The sun lingers longer in the evenings, and the succulent on my windowsill has several small clusters of buds pressed against the glass like a rosy-cheeked child at a bakery window.  As 12/31/16 changes to 01/01/17, Nature, and her boarders, ache for renewal.  This evening, we’ll make New Year’s resolutions, some sheepish, some bold.  We’ll blunder our way through Auld Lang Syne. But if we’re only uncorking the bubbles tonight, we’ve come late to the celebration of newness that the birth of Christ brings about.

Most Christians associate newness with the celebration of Easter, the feast of Jesus’s resurrection from the dead, but renewal is also an important theme at Christmastime.   When God took on a human nature as a baby in Mary’s womb, humanity changed.  It was now associated with divinity in a new way – not from without, but from within – because Jesus Christ possesses both full humanity and full divinity.  Like an iron that has been stuck into fire, and glows red as it takes on the heat of the flames, humanity changes when it comes into contact with divinity (we looked at this a little in our last post, Who’s In the Manger?).

Maximus the Confessor (580 – 662 AD) appreciated the renewal that the Incarnation brought about, and this theme occurs in many of his works.  He picks up a phrase from his predecessor, Gregory Nazianzen (329 – 390 AD) who describes the Incarnation thus: “The natures are innovated, and God becomes man.”  The Greek word here for innovated is “καινοτομοῦνται.” Καινόν is an adjective meaning “new,” and so this could also be translated “refreshed” or “renewed.”  So, when God takes on human nature, he renews it.  Some New Year’s Resolution.

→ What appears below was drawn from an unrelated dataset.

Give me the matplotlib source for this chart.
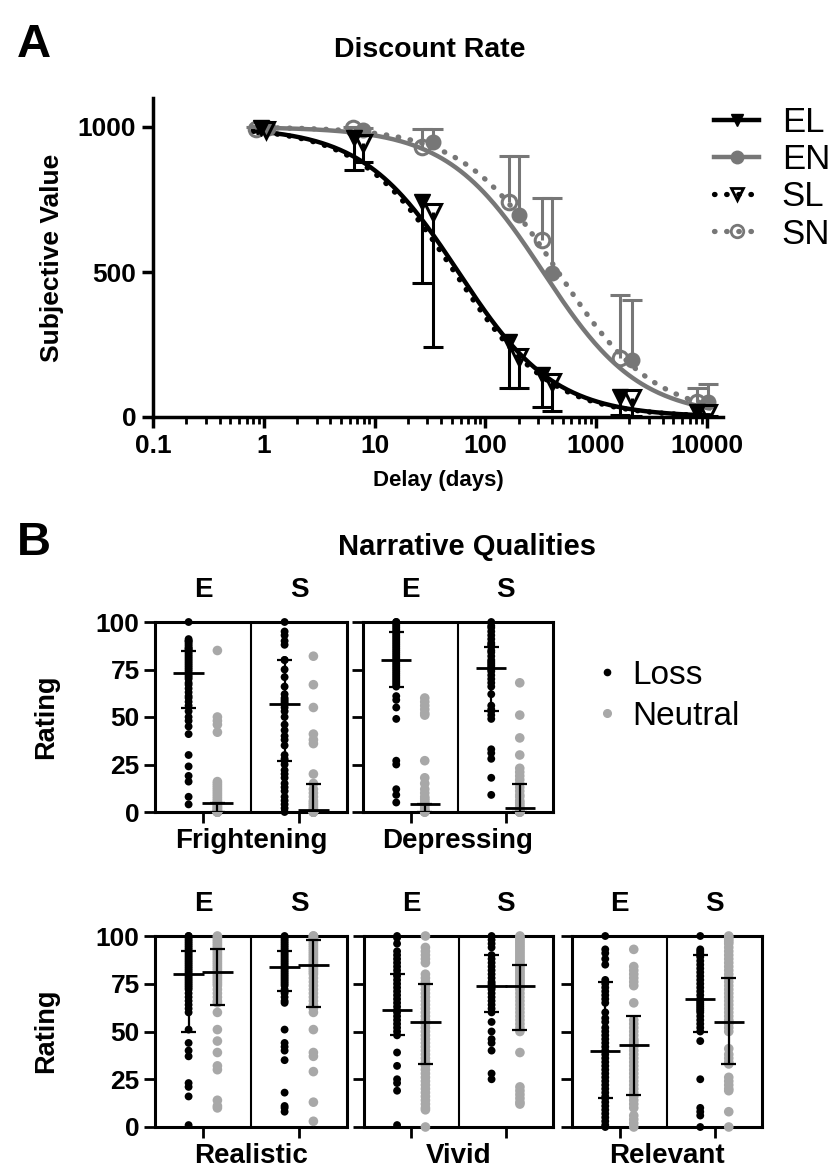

What does this renewal of human nature in Christ look like, exactly?  In short, miracles. If Christ possesses two natures, then he possesses all the properties of a divine nature and a human nature in his one self, Jesus.  He does astounding things with his divine nature that are revealed through his human nature.  Quoting another predecessor, Dionysius, Maximus writes that Christ “did the things of man in a manner beyond man.”  Humans walk, but Christ walked on water.  Humans spit in the dirt, but Christ’s spittle heals a blind man.  Even Christ’s birth is a mystery of newness, for humans are born, but Christ was born of a virgin.  And while humans die, Christ died, then rose.

If you’re still into this, here are two very important things to note about Maximus’s position.

First, Christ’s renewing of humanity doesn’t mean he scraps his original project and starts over.  God’s original project is good.  God doesn’t destroy humanity to remake it; there is no Phoenix Effect. A renewal of nature is not a change of what the nature is, but a change in how that nature is lived out.  Maximus calls this a change in the level of τρόπος, or mode.  If you’ve ever heard a variation on a familiar song and thought, “Hey, that’s a really neat take on an old melody, and I like it,” you understand what Maximus means.

Second, Christ’s miraculous activity is wondrous in its own right, but perhaps even more wonderful, according to Maximus (and me), is that Christ accomplished this all for our sake (1).  The Incarnation isn’t meant simply to impress us, but to renew us.  While people can’t take on a divine nature like Christ took on a human nature, they can participate in the same wondrous life that Christ inaugurated.  This is the life of grace, a life in which people willingly open themselves up to the love of God and act accordingly.  Our life takes a Christological shape; and the mode of our human nature is transformed.  It’s like a mini-Incarnation (2).

This means our actions, too, can be wonderful (3).  Perhaps we cannot cure a sick person, but we can visit and comfort them. Perhaps we cannot turn water into wine, but we can make sure the thirsty receive water, and we can revel in the beauty of life (wine or no wine). Perhaps our feet will not tread over water, but they may tread over the turbulent waters of jealousy and gossip.  And perhaps, though we suffer many things, we can offer them to Christ, who came for us, to make all things new.



(1) Think for a moment of the part of the Creed where we speak about the Incarnation.  The sentence begins, “For us men and for our salvation, he came down from heaven.”

(2) Maximus writes that “The Word of God always and in all things longs to accomplish the mystery of his embodiment.”

(3) Maximus thought this too, and he wrote fondly of how Gregory Nazianzen and Dionysius wrote wonderfully because of their intimacy with Christ.  In his Ambigua to Thomas, he writes that Christ  “became the soul of their souls, manifest to all through all their deeds, words, and thoughts, by which one is persuaded that the passages cited hereinafter were authored, not by them, but by Christ, who by grace has exchanged places with them.”